All proposals of shareholders intended to be included in the proxy statement
to be presented in the 1998 Annual Meeting materials must be received by the
Company's executive offices in Brooklyn, New York, no later than February 1,
1998.
By Order of the Board of Directors
Dated: August 18, 1997
David Selengut
Secretary
PROXY
This Proxy is Solicited
on Behalf of the Board of Directors
CREATIVE TECHNOLOGIES CORP.
170 53RD STREET
BROOKLYN, NEW YORK 11232
The undersigned hereby appoints David Selengut and Henry Lam as Proxies, each
with the power to appoint his substitute, and hereby authorizes them to
represent and to vote, as designated below, all the Shares of the Shares of
Creative Technologies Corp. held of record by the undersigned on August 25,
1997 at the Annual Meeting of Shareholders to be held on September 23, 1997
or any adjournment thereof.
1. Election of Directors FOR all nominees listed below
(except as marked to the contrary below)
WITHHOLD AUTHORITY
to vote for all nominees below
(INSTRUCTION: To withhold authority to vote
for any individual nominee strike a line
through the nominee's name in the list below)
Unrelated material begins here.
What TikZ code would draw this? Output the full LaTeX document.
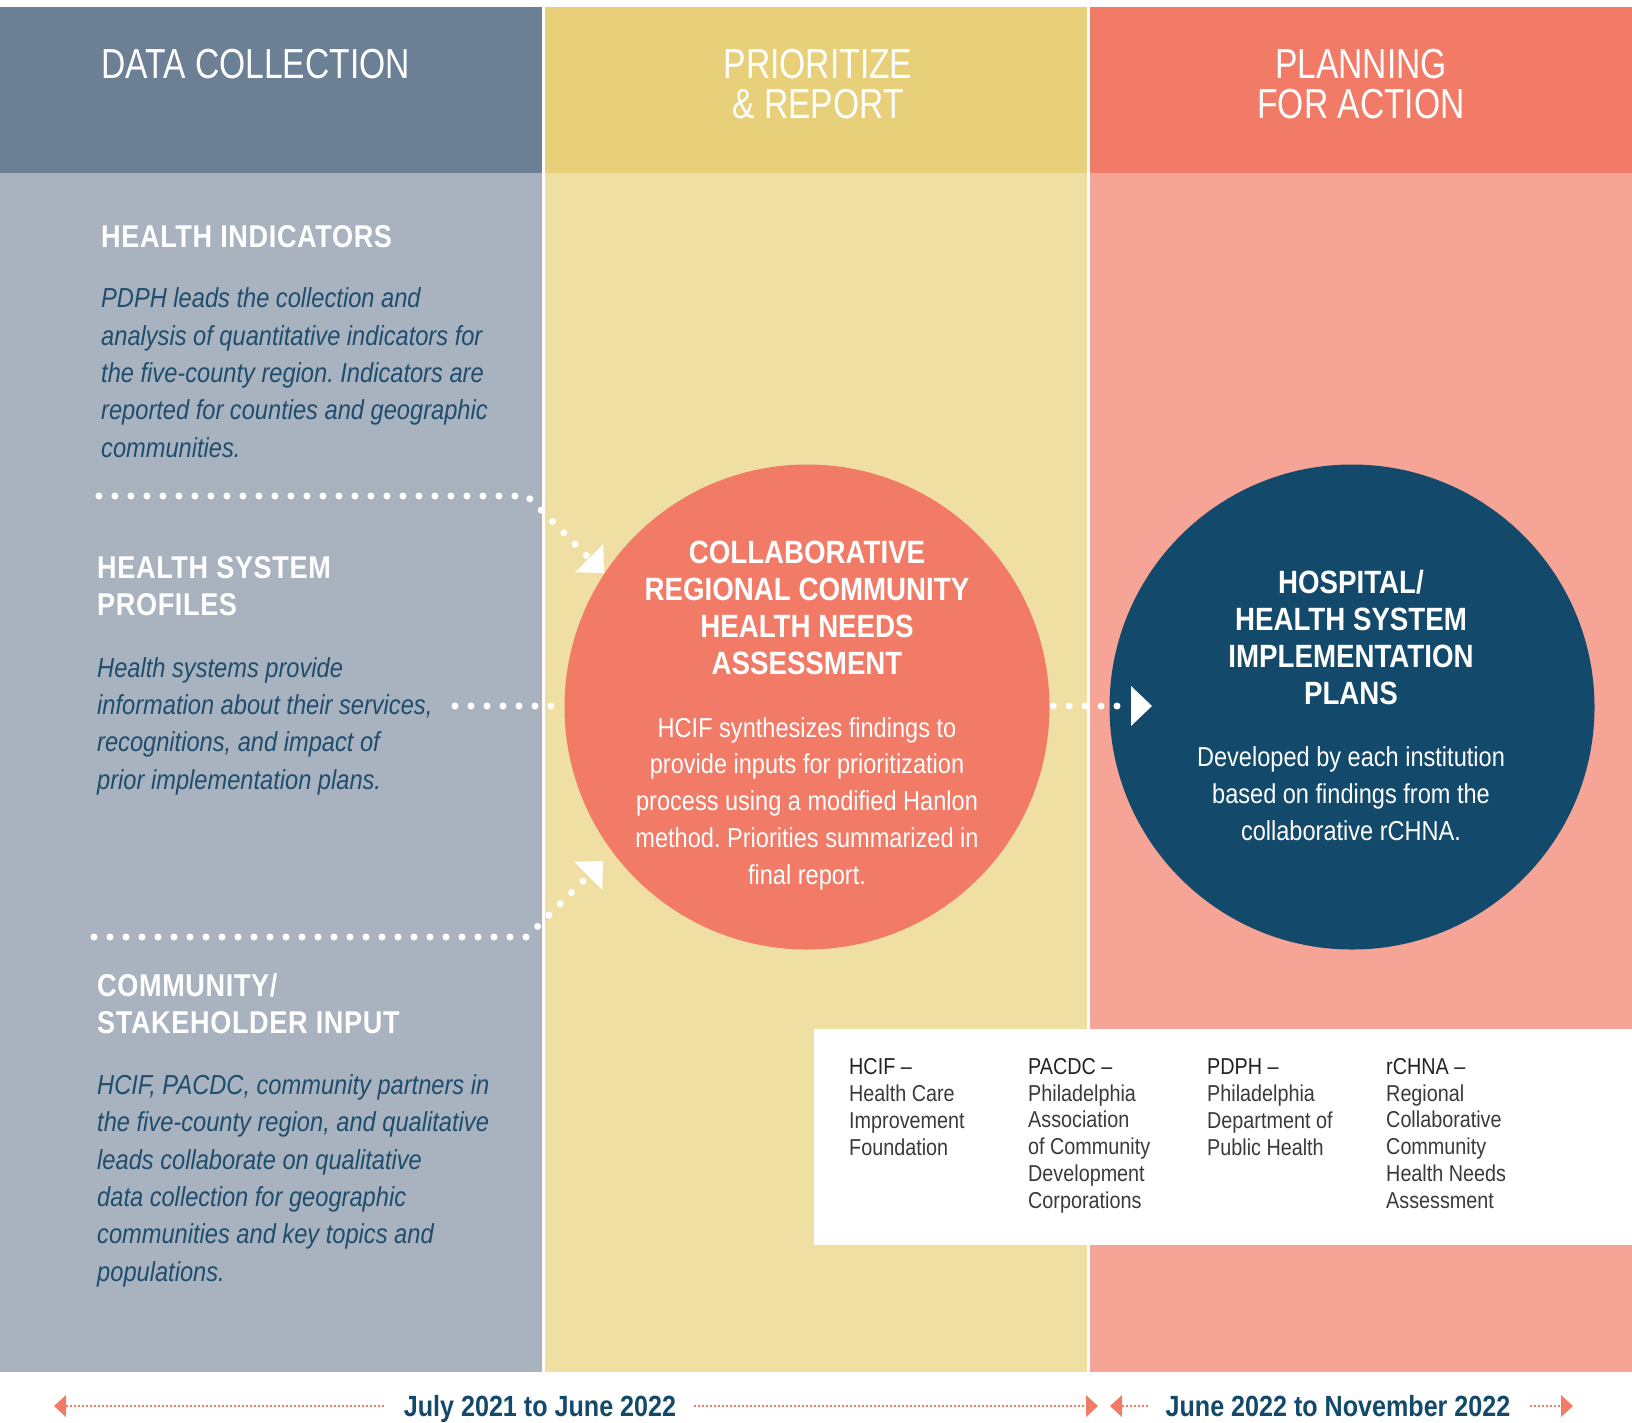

David Refson, Richard Helfman, David Guttmann
2. To ratify the appointment of Richard A. Eisner & Company as the independent
auditors for the Company for the fiscal year ending December 31, 1997.
FOR ___
AGAINST ___
ABSTAIN ___
This proxy when properly executed will be voted in the manner directed herein
by the undersigned shareholder. If no direction is made, this proxy will be
voted FOR Proposals 1 and
2.
Please sign exactly as name appears below. When Shares are held by joint
tenants, both must sign.
Dated: , 1997
Signature
Signature if held jointly
When signing as attorney, executor administrator, trustee or guardian, please
give full title as such. If a corporation, please sign in full corporate
name by president or other authorized officer. If a partnership,
please sign in partnership name by authorized person.